It had just topped 45 °C, the sun was blazing high above us in a clear blue sky and a hot wind was blowing across the cracked dry plain drying out my eyeballs so I could barely see the potholes in the road as I drove. My kidneys felt bruised from the constant pounding of the rickshaw and my back, as well as the rest of my body were aching nearly as much. We were somewhere out in the middle of the desolate Uttar Pradesh countryside nearly out of gas, with only a liter of water between us. We had not seen a village, mud hut or another individual for miles. It was times like these that I wondered how I had gotten myself involved in such an adventure.
Leaving India after our first visit, my two brothers and I had promised each other that one day we would return to the country and do something special. As time wore on however, we began to go our separate ways we collectively felt our promise slipping away. Then came the inspiration we were waiting for. It was sudden and was provoked by nothing more than daydreaming about the trip, but it was just what we had been waiting for: we would travel the breadth of India, border to border, in a rickshaw.

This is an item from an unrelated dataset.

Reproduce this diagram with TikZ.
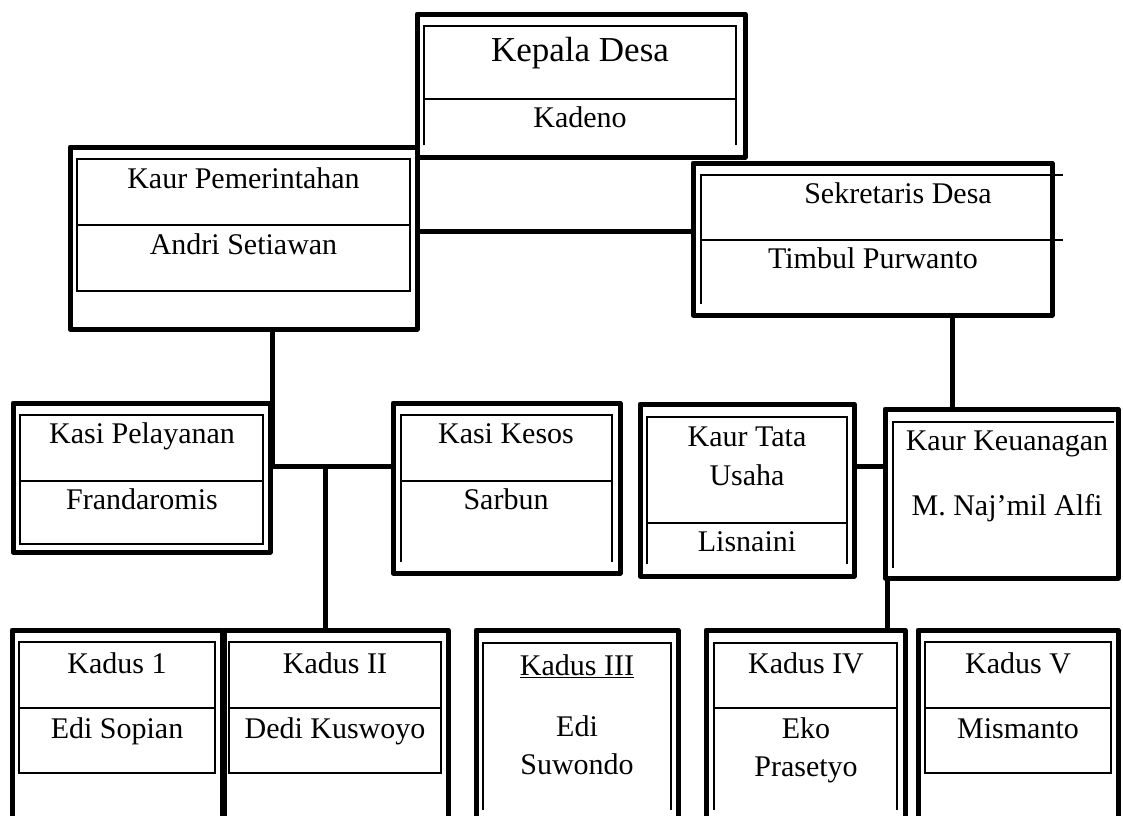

We chose the auto rickshaw because it’s the workhorse of the nation, the vehicle that every man, woman, and child in India can relate to. We knew its wheels were closer to the ground than the wheels of a bus or the rims of a railcar, and it would allow us to easily stop anywhere at anytime. Without doors, shocks, trunk, or great engine power, the rickshaw provided the most basic horrendously uncomfortable form of transportation possible.